Metric spaces in chess and international chess pieces graph diameters

TL;DR

This paper investigates the graph radii and diameters of generalized chess pieces in multi-dimensional lattices, providing exact values for some pieces and bounds for others, thereby extending classical chess metrics into higher dimensions.

Contribution

It introduces a consistent generalization of planar chess pieces to k-dimensional spaces and computes their graph radii and diameters, including exact values and bounds for various pieces.

Findings

Exact graph radii and diameters for k-rook, k-king, k-bishop, 3-queen, 3-knight, 3-pawn.

Tight bounds for k-queen, k-knight, k-pawn for all k ≥ 4.

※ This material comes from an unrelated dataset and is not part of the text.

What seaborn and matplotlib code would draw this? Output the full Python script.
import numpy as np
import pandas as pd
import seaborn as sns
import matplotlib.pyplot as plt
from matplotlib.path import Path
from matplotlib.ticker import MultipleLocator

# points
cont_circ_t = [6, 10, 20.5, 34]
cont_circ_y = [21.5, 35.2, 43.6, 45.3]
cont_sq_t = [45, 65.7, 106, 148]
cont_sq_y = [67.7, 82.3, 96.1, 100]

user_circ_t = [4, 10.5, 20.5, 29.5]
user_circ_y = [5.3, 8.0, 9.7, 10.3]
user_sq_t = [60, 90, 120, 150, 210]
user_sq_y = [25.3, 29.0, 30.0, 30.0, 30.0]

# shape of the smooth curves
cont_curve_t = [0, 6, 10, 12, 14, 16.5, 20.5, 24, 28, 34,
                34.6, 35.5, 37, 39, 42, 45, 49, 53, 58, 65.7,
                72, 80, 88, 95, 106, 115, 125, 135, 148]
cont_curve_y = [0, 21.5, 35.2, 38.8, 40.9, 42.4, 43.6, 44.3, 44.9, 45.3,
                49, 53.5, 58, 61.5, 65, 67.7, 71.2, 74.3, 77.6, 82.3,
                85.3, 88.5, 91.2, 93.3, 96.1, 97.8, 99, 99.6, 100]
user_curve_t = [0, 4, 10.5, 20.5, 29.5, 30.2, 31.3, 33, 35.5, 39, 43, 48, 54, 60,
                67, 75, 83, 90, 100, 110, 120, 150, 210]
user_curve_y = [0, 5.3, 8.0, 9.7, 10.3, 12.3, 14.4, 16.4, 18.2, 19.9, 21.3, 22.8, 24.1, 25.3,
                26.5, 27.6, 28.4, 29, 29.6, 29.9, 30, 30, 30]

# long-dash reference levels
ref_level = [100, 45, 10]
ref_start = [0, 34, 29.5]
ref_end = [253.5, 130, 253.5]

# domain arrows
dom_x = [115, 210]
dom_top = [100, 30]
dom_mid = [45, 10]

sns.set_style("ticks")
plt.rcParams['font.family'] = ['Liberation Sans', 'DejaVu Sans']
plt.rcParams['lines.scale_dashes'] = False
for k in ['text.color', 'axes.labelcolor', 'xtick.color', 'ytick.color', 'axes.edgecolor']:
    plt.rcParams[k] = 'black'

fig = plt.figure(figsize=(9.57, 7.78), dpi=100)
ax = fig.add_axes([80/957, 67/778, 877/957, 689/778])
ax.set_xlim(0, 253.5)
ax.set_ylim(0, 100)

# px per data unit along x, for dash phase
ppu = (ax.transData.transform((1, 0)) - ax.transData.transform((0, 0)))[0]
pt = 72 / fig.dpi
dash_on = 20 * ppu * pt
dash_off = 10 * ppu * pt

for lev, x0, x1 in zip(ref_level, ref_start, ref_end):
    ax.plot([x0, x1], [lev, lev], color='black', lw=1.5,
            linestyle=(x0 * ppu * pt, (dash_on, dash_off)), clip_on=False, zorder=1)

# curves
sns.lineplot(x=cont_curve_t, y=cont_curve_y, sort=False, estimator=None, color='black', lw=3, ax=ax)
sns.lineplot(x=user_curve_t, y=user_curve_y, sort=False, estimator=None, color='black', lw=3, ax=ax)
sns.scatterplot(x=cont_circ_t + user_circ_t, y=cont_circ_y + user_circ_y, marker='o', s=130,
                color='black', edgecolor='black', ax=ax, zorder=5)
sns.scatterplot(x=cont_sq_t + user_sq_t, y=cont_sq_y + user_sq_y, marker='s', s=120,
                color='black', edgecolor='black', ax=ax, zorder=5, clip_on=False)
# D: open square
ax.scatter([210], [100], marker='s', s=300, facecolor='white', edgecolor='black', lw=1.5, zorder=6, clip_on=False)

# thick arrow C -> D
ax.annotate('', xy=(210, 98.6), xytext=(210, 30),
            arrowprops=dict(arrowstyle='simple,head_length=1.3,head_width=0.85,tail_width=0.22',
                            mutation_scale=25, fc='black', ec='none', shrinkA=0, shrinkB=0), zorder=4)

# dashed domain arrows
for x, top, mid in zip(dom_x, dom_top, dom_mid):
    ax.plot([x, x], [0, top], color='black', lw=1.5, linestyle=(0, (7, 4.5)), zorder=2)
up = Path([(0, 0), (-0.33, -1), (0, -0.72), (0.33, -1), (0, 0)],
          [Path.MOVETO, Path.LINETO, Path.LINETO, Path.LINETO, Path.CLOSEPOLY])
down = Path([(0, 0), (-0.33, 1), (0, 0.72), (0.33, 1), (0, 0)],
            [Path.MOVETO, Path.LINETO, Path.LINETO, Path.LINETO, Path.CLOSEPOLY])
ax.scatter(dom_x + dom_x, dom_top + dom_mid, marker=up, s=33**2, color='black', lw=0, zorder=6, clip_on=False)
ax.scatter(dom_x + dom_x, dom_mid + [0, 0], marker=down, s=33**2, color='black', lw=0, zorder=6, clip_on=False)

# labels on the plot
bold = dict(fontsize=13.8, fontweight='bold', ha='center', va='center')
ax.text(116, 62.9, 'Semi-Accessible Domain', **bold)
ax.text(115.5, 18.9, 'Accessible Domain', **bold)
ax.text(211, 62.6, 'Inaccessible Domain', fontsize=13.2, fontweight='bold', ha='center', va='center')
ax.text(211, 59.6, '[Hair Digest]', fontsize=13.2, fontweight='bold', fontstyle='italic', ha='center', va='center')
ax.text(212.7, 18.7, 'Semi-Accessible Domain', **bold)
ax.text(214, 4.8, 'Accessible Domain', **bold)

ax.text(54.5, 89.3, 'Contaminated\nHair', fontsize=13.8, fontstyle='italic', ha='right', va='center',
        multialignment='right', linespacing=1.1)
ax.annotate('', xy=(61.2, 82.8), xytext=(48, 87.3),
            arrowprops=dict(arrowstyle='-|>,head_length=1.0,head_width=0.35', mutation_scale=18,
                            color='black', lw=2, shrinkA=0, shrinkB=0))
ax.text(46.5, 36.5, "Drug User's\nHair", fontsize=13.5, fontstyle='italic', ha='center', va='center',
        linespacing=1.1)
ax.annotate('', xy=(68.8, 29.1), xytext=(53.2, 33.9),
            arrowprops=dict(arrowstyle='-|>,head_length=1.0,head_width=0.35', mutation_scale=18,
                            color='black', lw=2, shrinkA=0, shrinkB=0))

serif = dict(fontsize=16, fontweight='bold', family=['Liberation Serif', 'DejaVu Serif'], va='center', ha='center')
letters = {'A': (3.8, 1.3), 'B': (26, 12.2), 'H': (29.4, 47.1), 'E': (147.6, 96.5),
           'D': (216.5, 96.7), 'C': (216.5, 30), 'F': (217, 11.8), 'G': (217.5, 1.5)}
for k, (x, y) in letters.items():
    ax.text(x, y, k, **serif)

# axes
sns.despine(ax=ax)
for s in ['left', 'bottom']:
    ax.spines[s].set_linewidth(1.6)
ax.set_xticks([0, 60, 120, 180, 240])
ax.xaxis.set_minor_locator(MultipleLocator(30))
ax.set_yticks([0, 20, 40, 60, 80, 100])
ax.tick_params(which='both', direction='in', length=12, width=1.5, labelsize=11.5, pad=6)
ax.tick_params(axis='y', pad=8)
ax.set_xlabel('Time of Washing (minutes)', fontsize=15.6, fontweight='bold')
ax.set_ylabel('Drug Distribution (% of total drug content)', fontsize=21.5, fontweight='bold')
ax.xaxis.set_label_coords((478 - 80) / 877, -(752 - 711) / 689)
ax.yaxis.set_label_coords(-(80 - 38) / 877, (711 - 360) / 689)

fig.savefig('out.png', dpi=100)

Extension of chess piece metrics to multi-dimensional lattices.

Abstract

This paper aims to study the graph radii and diameters induced by the $k$-dimensional versions of the well-known six international chess pieces on every finite $\{n \times n \times \dots \times n\} \subseteq \mathbb{Z}^k$ lattice since they originate as many interesting metric spaces for any proper pair $(n,k)$. For this purpose, we finally discuss a mathematically consistent generalization of all the planar FIDE chess pieces to an appropriate $k$-dimensional environment, finding (for any $k \in \mathbb{Z}^+$) the exact values of the graph radii and diameters of the $k$-rook, $k$-king, $k$-bishop, and the corresponding values for the $3$-queen, $3$-knight, and $3$-pawn. We also provide tight bounds for the graph radii and diameters of the $k$-queen, $k$-knight, and $k$-pawn, holding for any $k \geq 4$.